Fluke-Ekren is believed to have moved to Syria in 2012 along with her husband, who was a sniper trainer for ISIS. He was killed in the Syrian city of Tell Abyad in 2016 while carrying out a terrorist attack. Months later, she married a Bangladeshi ISIS member who specialized in building drones that would drop chemical weapons from the air. However, he died in late 2016 or early 2017.
Four months later, Fluke-Ekren went on to marry a leader of defense of Raqqa.
Fluke-Ekren told the FBI that she was raising a child who was not her own.
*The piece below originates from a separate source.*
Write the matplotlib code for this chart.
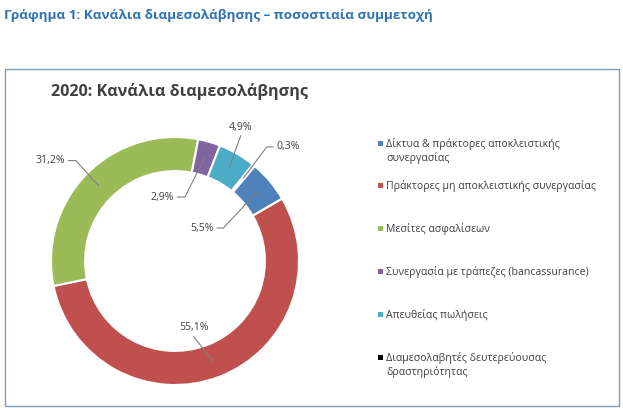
import matplotlib
matplotlib.use("Agg")
import matplotlib.pyplot as plt
from matplotlib.patches import Rectangle
import numpy as np

categories = [
    "Δίκτυα & πράκτορες αποκλειστικής\nσυνεργασίας",
    "Πράκτορες μη αποκλειστικής συνεργασίας",
    "Μεσίτες ασφαλίσεων",
    "Συνεργασία με τράπεζες (bancassurance)",
    "Απευθείας πωλήσεις",
    "Διαμεσολαβητές δευτερεύουσας\nδραστηριότητας",
]
values = [5.5, 55.1, 31.2, 2.9, 4.9, 0.3]
value_labels = ["5,5%", "55,1%", "31,2%", "2,9%", "4,9%", "0,3%"]
colors = ["#4F81BD", "#C0504D", "#9BBB59", "#8064A2", "#4BACC6", "#000000"]

heading = "Γράφημα 1: Κανάλια διαμεσολάβησης – ποσοστιαία συμμετοχή"
chart_title = "2020: Κανάλια διαμεσολάβησης"

plt.rcParams['font.family'] = ['Open Sans', 'DejaVu Sans']

W, H = 623, 408
fig = plt.figure(figsize=(W / 100, H / 100), dpi=100)
fig.patch.set_facecolor("white")

# outer frame
fig.patches.append(Rectangle((5 / W, 1 - 406 / H), (619 - 5) / W, (406 - 69) / H,
                             transform=fig.transFigure, fill=False,
                             edgecolor="#7F9DB9", lw=1.0))

fig.text(4 / W, 1 - 15 / H, heading, fontsize=9.7, fontweight="bold",
         color="#2E74B5", va="center", ha="left")
fig.text(51 / W, 1 - 92 / H, chart_title, fontsize=11.6, fontweight="bold",
         color="#404040", va="center", ha="left")

# donut
cx, cy, R = 175, 261, 124
lim = 1.25
size = 2 * lim * R
ax = fig.add_axes([(cx - size / 2) / W, (H - cy - size / 2) / H, size / W, size / H])
ax.set_xlim(-lim, lim)
ax.set_ylim(-lim, lim)
ax.set_aspect("equal")
ax.axis("off")

wedges, _ = ax.pie(values, colors=colors, startangle=50, counterclock=False,
                   radius=1.0, wedgeprops=dict(width=0.275, edgecolor="white", linewidth=1.5))

# label layout: (text x, text y, ha, elbow or None)
layout = [
    (0.31, 0.266, "right", 0.39),    # 5,5
    (0.15, -0.54, "center", None),   # 55,1
    (-0.89, 0.81, "right", -0.80),   # 31,2
    (-0.01, 0.516, "right", 0.08),   # 2,9
    (0.53, 1.08, "center", None),    # 4,9
    (0.82, 0.92, "left", 0.74),      # 0,3
]
cum = np.cumsum([0] + values[:-1])
total = sum(values)
for i, (v, lab) in enumerate(zip(values, value_labels)):
    mid = cum[i] + v / 2
    theta = np.deg2rad(50 - mid / total * 360)
    r = 0.87
    axp, ayp = r * np.cos(theta), r * np.sin(theta)
    tx, ty, ha, elbow = layout[i]
    ax.text(tx, ty, lab, fontsize=7.6, color="#404040", ha=ha, va="center")
    if elbow is not None:
        gap = 0.03 if ha == "right" else -0.03
        sx = tx + gap
        ax.plot([sx, elbow, axp], [ty, ty, ayp], color="#7F7F7F", lw=0.8)
    else:
        ax.plot([tx, axp], [ty - 0.07, ayp], color="#7F7F7F", lw=0.8)

# legend
lx, ly0, dy = 378, 143, 42.8
for i, (cat, col) in enumerate(zip(categories, colors)):
    y = ly0 + i * dy
    fig.patches.append(Rectangle((lx / W, 1 - (y + 2.5) / H), 5 / W, 5 / H,
                                 transform=fig.transFigure, color=col, lw=0))
    fig.text((lx + 8) / W, 1 - (y - 5.5) / H, cat, fontsize=7.6, color="#404040",
             ha="left", va="top", linespacing=1.25,
             transform=fig.transFigure)

fig.savefig("out.png", dpi=100, facecolor="white")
She is also believed to have gotten pregnant in 2014.
A detention memo filed by First Assistant US Attorney Raj Parekh stated that Allison Fluke-Ekren was training children between the ages of five to six years to hold machine guns in their family homes in Syria.
According to witnesses' statements, Fluke-Ekren believed that attacking a location without large crowds of people would be “a waste of resources.” Her house was believed to hold several weapons, and she was rarely seen without a rifle in hand.
Another legal statement read:
“One witness in particular allegedly observed that the leaders of ISIS and the other members of the military battalion were proud to have an American instructor.”
Allison Fluke-Ekren reportedly told a witness that she attempted to trick her family in the States into believing that she had died so that the US Government would not attempt to find her. She also wanted to die a martyr in Syria.